Un autre succès non moins important fut remporté par les armées de Jourdan et de Pichegru. Après bien des lenteurs, il avait été enfin décidé qu'on passerait le Rhin. Les armées française et autrichienne se trouvaient en présence sur les deux rives du fleuve, depuis Bâle jusqu'à Dusseldorf. La position défensive des Autrichiens devenait excellente sur le Rhin. Les forteresses de Dusseldorf et d'Ehrenbreitstein couvraient leur droite; Mayence, Manheim, Philisbourg leur centre et leur gauche; le Necker et le Mein, prenant leur source non loin du Danube, et coulant presque parallèlement vers le Rhin, formaient deux importantes lignes de communication entre les états héréditaires, apportaient les subsistances en quantité, et couvraient les deux flancs de l'armée qui voudrait agir concentriquement vers Mayence. Le plan à suivre sur ce champ de bataille est le même pour les Autrichiens et pour les Français: les uns et les autres (de l'avis d'un grand capitaine et d'un célèbre critique) doivent tendre à agir concentriquement entre le Mein et le Necker. Les armées françaises de Jourdan et de Pichegru auraient dû s'efforcer de passer le Rhin vers Mayence, à peu de distance l'une de l'autre, se réunir ensuite dans la vallée du Mein, séparer Clerfayt de Wurmser, et remonter entre le Necker et le Mein, en tâchant de battre alternativement les deux généraux autrichiens. De même les généraux autrichiens devaient chercher à se concentrer pour déboucher par Mayence sur la rive gauche, et tomber ou sur Jourdan ou sur Pichegru. S'ils étaient prévenus, si le Rhin était passé sur un point, ils devaient se concentrer entre le Necker et le Mein, empêcher la réunion des deux armées françaises, et profiter d'un moment pour tomber sur l'une ou sur l'autre. Les généraux autrichiens avaient tout l'avantage pour prendre l'initiative, car ils occupaient Mayence et pouvaient déboucher, quand il leur plairait, sur la rive gauche.
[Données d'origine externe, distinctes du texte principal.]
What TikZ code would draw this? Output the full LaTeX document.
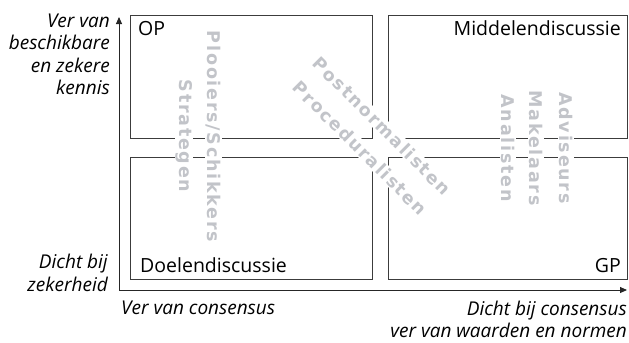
\documentclass[tikz,border=0pt]{standalone}
\usepackage{fontspec}
\setmainfont{Open Sans}
\newfontfamily\grayfont[LetterSpace=10]{DejaVu Sans}
\usetikzlibrary{arrows.meta}
\definecolor{ghost}{RGB}{194,196,201}
\definecolor{boxline}{RGB}{60,60,60}
\begin{document}
\begin{tikzpicture}[x=1bp,y=-1bp,
  quad/.style={draw=boxline,line width=0.9bp,inner sep=0pt,outer sep=0pt,anchor=north west},
  axis/.style={draw=black!85,line width=0.9bp,-{Triangle[length=7bp,width=6bp]}},
  lbl/.style={font=\fontsize{19.5bp}{22bp}\selectfont,inner sep=0pt},
  axlbl/.style={font=\fontsize{19bp}{22bp}\selectfont\itshape,inner sep=0pt},
  ghosttext/.style={font=\fontsize{17.5bp}{20bp}\selectfont\grayfont\bfseries,text=ghost,fill=white,inner sep=1bp}]
\useasboundingbox (0,0) rectangle (629,342);
% axes
\coordinate (o) at (119,290);
\coordinate (ytop) at (119,17);
\coordinate (xend) at (627,290);
\draw[axis] (o) -- (ytop);
\draw[axis] (o) -- (xend);
% quadrants
\node[quad,minimum width=242bp,minimum height=123bp] (tl) at (130,15) {};
\node[quad,minimum width=239bp,minimum height=123bp] (tr) at (388,15) {};
\node[quad,minimum width=242bp,minimum height=122bp] (bl) at (130,157) {};
\node[quad,minimum width=239bp,minimum height=122bp] (br) at (388,157) {};
% quadrant labels
\node[lbl,anchor=base west] (op) at (138,35) {OP};
\node[lbl,anchor=base east] (mid) at (621,35) {Middelendiscussie};
\node[lbl,anchor=base west] (doel) at (140,272) {Doelendiscussie};
\node[lbl,anchor=base east] (gp) at (621,272) {GP};
% axis labels
\node[axlbl,anchor=base east] (y1) at (110,27) {Ver van};
\node[axlbl,anchor=base east] (y2) at (110,49.5) {beschikbare};
\node[axlbl,anchor=base east] (y3) at (110,72) {en zekere};
\node[axlbl,anchor=base east] (y4) at (110,94.5) {kennis};
\node[axlbl,anchor=base east] (y5) at (108,268) {Dicht bij};
\node[axlbl,anchor=base east] (y6) at (108,291) {zekerheid};
\node[axlbl,anchor=base west] (x1) at (121,314) {Ver van consensus};
\node[axlbl,anchor=base east] (x2) at (627,315) {Dicht bij consensus};
\node[axlbl,anchor=base east] (x3) at (627,337) {ver van waarden en normen};
% ghost labels
\node[ghosttext,rotate=-90] (plo) at (213.5,136.5) {Plooiers/Schikkers};
\node[ghosttext,rotate=-90] (str) at (184,136) {Strategen};
\node[ghosttext,rotate=-90] (adv) at (566,148) {Adviseurs};
\node[ghosttext,rotate=-90] (mak) at (536,148) {Makelaars};
\node[ghosttext,rotate=-90] (ana) at (508,148) {Analisten};
\node[ghosttext,rotate=-45] (pos) at (382,126) {Postnormalisten};
\node[ghosttext,rotate=-45] (pro) at (360,148) {Proceduralisten};
\end{tikzpicture}
\end{document}
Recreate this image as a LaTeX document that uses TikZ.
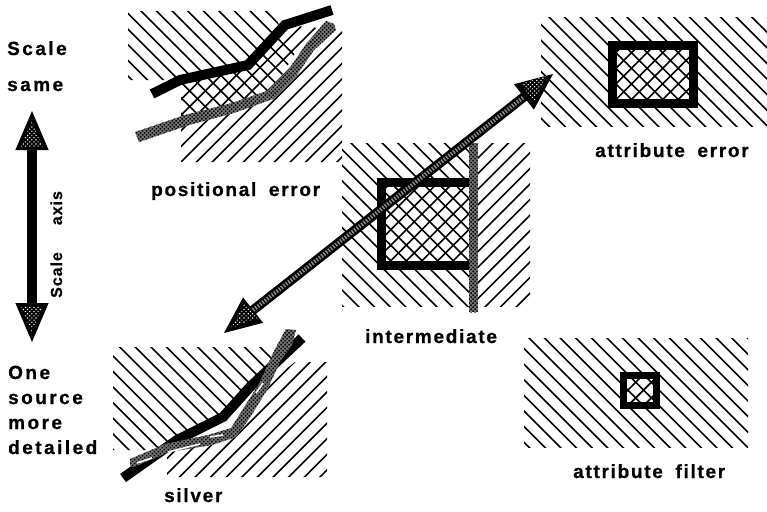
\documentclass[tikz,border=0pt]{standalone}
\usepackage{fontspec}
\setmainfont{Liberation Sans}
\newfontfamily\panelfont{Liberation Sans}[UprightFont=*-Bold,LetterSpace=9,WordSpace=1.8,FakeBold=0.8]
\newfontfamily\sidefont{Liberation Sans}[UprightFont=*-Bold,LetterSpace=13,WordSpace=3,FakeBold=0.8]
\newfontfamily\axisfont{Liberation Sans}[UprightFont=*-Bold,LetterSpace=6,WordSpace=5,FakeBold=0.6]
\usetikzlibrary{patterns.meta,arrows.meta}
% hatching: phase, then clip path
\newcommand{\backhatch}[2]{\begin{scope}\clip #2;\foreach \n in {-35,...,55} \draw[hatchline] ({#1+\n*15.6},0) -- ++(560,560);\end{scope}}
\newcommand{\fwdhatch}[2]{\begin{scope}\clip #2;\foreach \n in {0,...,85} \draw[hatchline] ({#1+\n*15.6},0) -- ++(-560,560);\end{scope}}
\begin{document}
\begin{tikzpicture}[
        x=1pt, y=-1pt,
        hatchline/.style={line width=1.6pt, black},
        blackline/.style={line width=10pt, black, line join=miter},
        stippled/.style={pattern={Dots[distance=2.8pt,radius=1.05pt,angle=45]}, preaction={fill=black!55}},
        specks/.style={pattern={Dots[distance=3pt,radius=0.8pt,angle=45]}, pattern color=white},
        frame/.style={line width=9pt, black},
        panel/.style={font=\panelfont\fontsize{19}{19}\selectfont, anchor=base west, inner sep=0pt},
        side/.style={font=\sidefont\fontsize{19}{19}\selectfont, anchor=base west, inner sep=0pt},
        bigarrow/.style={line width=9.5pt, black},
        bighead/.tip={Triangle[length=37pt,width=32pt,fill=black,line width=1pt]},
        axishead/.tip={Triangle[length=39pt,width=33pt,fill=black,line width=1pt]}
    ]
        \useasboundingbox (0,0) rectangle (767,511);

        % Positional error
        \backhatch{5.2}{(128,11) -- (270,11) -- (297,50) -- (270,95) -- (233,108) -- (181,118) -- (181,80) -- (128,80) -- cycle}
        \fwdhatch{15.4}{(181,162) -- (342,162) -- (342,30) -- (285,25) -- (248,65) -- (181,80) -- cycle}
        \fill[stippled] (135,132) -- (185,115) -- (232,103) -- (267,91) -- (289,69) -- (306,44) -- (326,21) -- (334,24) -- (336,30) -- (314,50) -- (297,75) -- (273,99) -- (234,113) -- (189,125) -- (139,142) -- cycle;
        \draw[blackline] (152,94) -- (180,80) -- (248,65) -- (285,25) -- (332,10);

        % Intermediate
        \backhatch{5.2}{(342,143) rectangle (473,306)}
        \fwdhatch{12}{(473,143) rectangle (530,306)}
        \fwdhatch{12}{(381,182) rectangle (470,266)}
        \draw[frame] (470,182.5) -- (381.5,182.5) -- (381.5,265.5) -- (470,265.5);
        \fill[stippled] (469,143) rectangle (477.5,312);

        % Attribute error
        \backhatch{1.6}{(541,18) rectangle (767,126)}
        \fwdhatch{13.4}{(612,45) rectangle (694,104)}
        \draw[frame] (612.5,45.5) rectangle (693.5,103.5);

        % Attribute filter
        \backhatch{3.8}{(524,338) rectangle (748,447)}
        \fwdhatch{4}{(624,376) rectangle (656,405)}
        \draw[frame, line width=7.5pt] (623.5,375.5) rectangle (656.5,405.5);

        % Silver
        \backhatch{6.7}{(113,347) -- (272,347) -- (280,360) -- (250,387) -- (223,417) -- (177,440) -- (160,450) -- (113,450) -- cycle}
        \fwdhatch{1.4}{(167,477) -- (327,477) -- (327,362) -- (295,362) -- (263,387) -- (247,413) -- (233,433) -- (210,440) -- (167,448) -- cycle}
        \draw[blackline] (123,478) -- (177,440) -- (223,417) -- (250,387) -- (302,338);
        \fill[stippled] (130,459) -- (165,444) -- (208,435) -- (231,428) -- (243,409) -- (259,384) -- (273,353) -- (286,329) -- (296,330) -- (292,345) -- (281,360) -- (267,390) -- (251,416) -- (236,437) -- (212,445) -- (169,452) -- (134,467) -- (130,466) -- cycle;
        \draw[white, line width=1.6pt] (137,463) -- (152,458) (168,452) -- (200,444) (210,437) -- (223,435) (256,393) -- (263,383);

        % Arrows
        \coordinate (scaletop) at (32,111);
        \coordinate (scalebottom) at (32,342);
        \coordinate (tipupper) at (553,74);
        \coordinate (tiplower) at (224,333);
        \draw[bigarrow, axishead-axishead] (scaletop) -- (scalebottom);
        \draw[bigarrow, bighead-bighead] (tiplower) -- (tipupper);
        \draw[line width=4pt, black!45, dash pattern=on 1.5pt off 1.5pt, shorten <=37pt, shorten >=37pt] (tiplower) -- (tipupper);
        \fill[specks] (546,76) -- (521,84) -- (534,102) -- cycle;
        \fill[specks] (231,328) -- (245,303) -- (257,318) -- cycle;
        \fill[specks] (32,121) -- (21,147) -- (43,147) -- cycle;
        \fill[specks] (32,332) -- (21,306) -- (43,306) -- cycle;

        % Labels
        \node[side] (scaleword) at (7,55) {Scale};
        \node[side] (sameword) at (7,91) {same};
        \node[side] (oneword) at (8,379) {One};
        \node[side] (sourceword) at (8,404) {source};
        \node[side] (moreword) at (8,429) {more};
        \node[side] (detailedword) at (8,454) {detailed};
        \node[panel] (positional) at (151,196) {positional error};
        \node[panel] (intermediate) at (365,343) {intermediate};
        \node[panel] (attrerror) at (595,157) {attribute error};
        \node[panel] (attrfilter) at (573,478) {attribute filter};
        \node[panel] (silver) at (164,502) {silver};
        \node[anchor=base west, inner sep=0pt, font=\axisfont\fontsize{16}{16}\selectfont, rotate=90] (axisword) at (62,298) {Scale axis};
\end{tikzpicture}
\end{document}
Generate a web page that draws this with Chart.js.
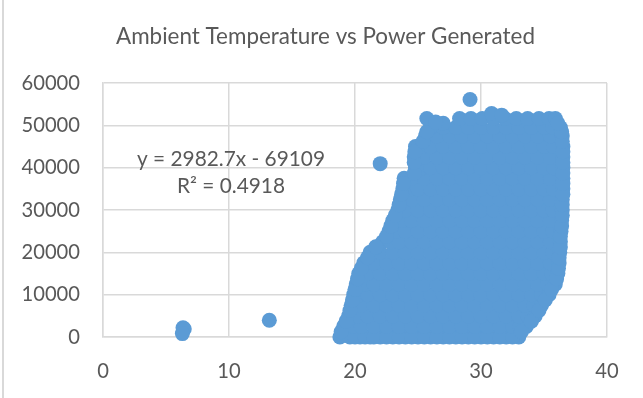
<!DOCTYPE html>
<html>
<head>
<meta charset="utf-8">
<script src="https://cdn.jsdelivr.net/npm/chart.js@4/dist/chart.umd.min.js"></script>
<style>
  html, body { margin: 0; padding: 0; background: #ffffff; }
  #wrap { position: relative; width: 643px; height: 398px; }
</style>
</head>
<body>
<div id="wrap"><canvas id="chart" width="643" height="398"></canvas></div>
<script>
// ---- chart text ----
const chartTitle = 'Ambient Temperature vs Power Generated';
const trendLabel = ['y = 2982.7x - 69109', 'R\u00B2 = 0.4918'];

// ---- axis ticks ----
const xTicks = [0, 10, 20, 30, 40];
const yTicks = [0, 10000, 20000, 30000, 40000, 50000, 60000];

// ---- readings: ambient temperature (x) vs power generated (y) ----
// dense band of readings, grouped by power level
const bandPower = [0, 0, 2500, 5000, 7500, 10000, 12500, 15000, 17500, 20000, 22500, 25000,
  27500, 30000, 32500, 35000, 37500, 40000, 42500, 45000, 47500, 49500, 51600];
const bandTemps = [
  [18.8,19.6,20.4,21.2,22,23,24,25,26,27,28,29,30,31,32,33],
  [20.0,20.8,21.5,22.5,23.5,24.5,25.5,26.5,27.5,28.5,29.5,30.5,31.5,32.5],
  [19.1,19.9,20.5,21.5,22.5,23.5,24.5,25.5,26.5,27.5,28.5,29.5,30.5,31.5,32.5,33.1,33.6],
  [19.5,20.2,21,22,23,24,25,26,27,28,29,30,31,32,33,33.7,34.3],
  [19.7,20.5,21.5,22.5,23.5,24.5,25.5,26.5,27.5,28.5,29.5,30.5,31.5,32.5,33.5,34.2,34.8],
  [19.9,20.45,21,22,23,24,25,26,27,28,29,30,31,32,33,34,34.8,35.4],
  [20.1,20.8,21.5,22.5,23.5,24.5,25.5,26.5,27.5,28.5,29.5,30.5,31.5,32.5,33.5,34.5,35.3,35.9],
  [20.3,21,22,23,24,25,26,27,28,29,30,31,32,33,34,35,35.6,36.1],
  [20.7,21.5,22.5,23.5,24.5,25.5,26.5,27.5,28.5,29.5,30.5,31.5,32.5,33.5,34.5,35.5,36.2],
  [21.2,22,23,24,25,26,27,28,29,30,31,32,33,34,35,35.7,36.25],
  [22.2,22.85,23.5,24.5,25.5,26.5,27.5,28.5,29.5,30.5,31.5,32.5,33.5,34.5,35.5,36.3],
  [22.7,23.35,24,25,26,27,28,29,30,31,32,33,34,35,35.7,36.35],
  [23,23.75,24.5,25.5,26.5,27.5,28.5,29.5,30.5,31.5,32.5,33.5,34.5,35.5,36.4],
  [23.4,24,25,26,27,28,29,30,31,32,33,34,35,35.7,36.45],
  [23.6,24.5,25.5,26.5,27.5,28.5,29.5,30.5,31.5,32.5,33.5,34.5,35.5,36.45],
  [23.8,24.4,25,26,27,28,29,30,31,32,33,34,35,35.75,36.5],
  [23.9,24.5,25.5,26.5,27.5,28.5,29.5,30.5,31.5,32.5,33.5,34.5,35.5,36.5],
  [24.8,25.4,26,27,28,29,30,31,32,33,34,35,35.75,36.5],
  [24.7,25.5,26.5,27.5,28.5,29.5,30.5,31.5,32.5,33.5,34.5,35.5,36.5],
  [24.8,25.4,26,27,28,29,30,31,32,33,34,35,35.75,36.5],
  [25.6,26.5,27.5,28.5,29.5,30.5,31.5,32.5,33.5,34.5,35.5,36.45],
  [26,27,28,29,30,31,32,33,34,35,35.7,36.3],
  [28.3,29.2,30.1,31,31.9,32.8,33.7,34.6,35.4,35.9]
];
// outermost readings at the in-between power levels (coolest and hottest)
const edgePower = [1250, 3750, 6250, 8750, 11250, 13750, 16250, 18750, 21250, 23750, 26250,
  28750, 31250, 33750, 36250, 38750, 41250, 43750, 46250, 48500, 50500];
const edgeCool = [18.9, 19.3, 19.6, 19.8, 20.0, 20.2, 20.5, 21.0, 21.7, 22.5, 22.85,
  23.2, 23.5, 23.7, 23.85, 24.7, 24.7, 24.75, 25.4, 25.7, 27.0];
const edgeHot = [33.2, 34.0, 34.6, 35.1, 35.6, 36.0, 36.15, 36.2, 36.3, 36.3, 36.4,
  36.45, 36.45, 36.5, 36.5, 36.5, 36.5, 36.5, 36.45, 36.4, 36.1];
// scattered individual readings
const sparseTemp  = [6.35, 6.45, 6.3, 13.2, 21.65, 22.0, 25.7, 26.4, 29.13, 30.84, 31.64];
const sparsePower = [2200, 1900, 800, 3960, 21300, 40950, 51600, 50800, 56100, 52800, 52400];

// ---- build the point list ----
const points = [];
bandPower.forEach((p, i) => bandTemps[i].forEach(t => points.push({ x: t, y: p })));
edgePower.forEach((p, i) => {
  points.push({ x: edgeCool[i], y: p });
  points.push({ x: edgeHot[i], y: p });
});
sparseTemp.forEach((t, i) => points.push({ x: t, y: sparsePower[i] }));

// ---- styling ----
const FONT = "Lato, 'Open Sans', 'DejaVu Sans', sans-serif";
const TEXT = '#595959';
const GRID = '#D9D9D9';
const MARK = '#5B9BD5';

// font size that makes a string span a given width
function fitSize(text, width) {
  const c = document.createElement('canvas').getContext('2d');
  c.font = '100px ' + FONT;
  return 100 * width / c.measureText(text).width;
}
const titleSize = fitSize(chartTitle, 419);
const tickSize = fitSize('60000', 58.5);
const labelSize = fitSize(trendLabel[0], 188);

const decorations = {
  id: 'decorations',
  beforeDraw(chart) {
    const ctx = chart.ctx;
    ctx.save();
    ctx.fillStyle = '#ffffff';
    ctx.fillRect(0, 0, chart.width, chart.height);
    ctx.fillStyle = GRID;
    ctx.fillRect(2, 0, 2, chart.height);
    ctx.restore();
  },
  afterDraw(chart) {
    const ctx = chart.ctx;
    const a = chart.chartArea;
    ctx.save();
    ctx.fillStyle = TEXT;
    ctx.textAlign = 'center';
    ctx.textBaseline = 'middle';
    ctx.font = titleSize.toFixed(2) + 'px ' + FONT;
    ctx.fillText(chartTitle, 325.5, 37);
    ctx.font = labelSize.toFixed(2) + 'px ' + FONT;
    ctx.fillText(trendLabel[0], a.left + 128, a.top + 76);
    ctx.fillText(trendLabel[1], a.left + 128, a.top + 103);
    ctx.restore();
  }
};

new Chart(document.getElementById('chart'), {
  type: 'scatter',
  data: {
    datasets: [{
      data: points,
      backgroundColor: MARK,
      borderColor: MARK,
      borderWidth: 0,
      pointRadius: 7.5,
      pointHoverRadius: 7.5,
      clip: false
    }]
  },
  options: {
    responsive: false,
    animation: false,
    devicePixelRatio: 1,
    events: [],
    layout: { padding: { top: 83, right: 36, left: 0, bottom: 0 } },
    plugins: { legend: { display: false }, tooltip: { enabled: false }, title: { display: false } },
    scales: {
      x: {
        type: 'linear', min: 0, max: 40,
        afterBuildTicks(s) { s.ticks = xTicks.map(v => ({ value: v })); },
        afterFit(s) { s.height = 61; },
        ticks: { color: TEXT, font: { family: FONT, size: tickSize }, padding: 22, maxRotation: 0,
                 callback: v => String(v) },
        grid: { color: GRID, lineWidth: 1.5, drawTicks: false },
        border: { color: GRID, width: 1.5 }
      },
      y: {
        type: 'linear', min: 0, max: 60000,
        afterBuildTicks(s) { s.ticks = yTicks.map(v => ({ value: v })); },
        afterFit(s) { s.width = 103; },
        ticks: { color: TEXT, font: { family: FONT, size: tickSize }, padding: 23,
                 callback: v => String(v) },
        grid: { color: GRID, lineWidth: 1.5, drawTicks: false },
        border: { color: GRID, width: 1.5 }
      }
    }
  },
  plugins: [decorations]
});
</script>
</body>
</html>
Les Français prirent l'initiative. Après bien des lenteurs, les barques hollandaises étaient enfin arrivées à la hauteur de Dusseldorf, et Jourdan se prépara à franchir le Rhin. Le 20 fructidor (6 septembre), il passa à Eichelcamp, Dusseldorf et Neuwied, par une manoeuvre très hardie; il s'avança par la route de Dusseldorf à Francfort, entre la ligne de la neutralité prussienne et le Rhin, et arriva vers la Lahn le quatrième jour complémentaire (20 septembre). Au même instant, Pichegru avait ordre d'essayer le passage sur le Haut-Rhin, et de sommer Manheim. Cette ville florissante, menacée d'un bombardement, se rendit contre toute attente le quatrième jour complémentaire (20 septembre). Dès cet instant tous les avantages étaient pour les Français. Pichegru, basé sur Manheim, devait y attirer toute son armée, et se joindre à Jourdan dans la vallée du Mein. On pouvait alors séparer les deux généraux autrichiens, et agir concentriquement entre le Mein et le Necker. Il importait surtout de tirer Jourdan de sa position entre la ligne de neutralité et le Rhin, car son armée, n'ayant pas les moyens de transport nécessaires pour ses vivres, et ne pouvant traiter le pays en ennemi, allait bientôt manquer du nécessaire si elle ne marchait pas en avant.

Ainsi, dans ce moment, tout était succès pour la république. Paix avec l'Espagne, destruction de l'expédition faite par l'Angleterre sur les côtes de Bretagne, passage du Rhin, et offensive heureuse en Allemagne, elle avait tous les avantages à la fois. C'était à ses généraux et à son gouvernement à profiter de tant d'événemens heureux.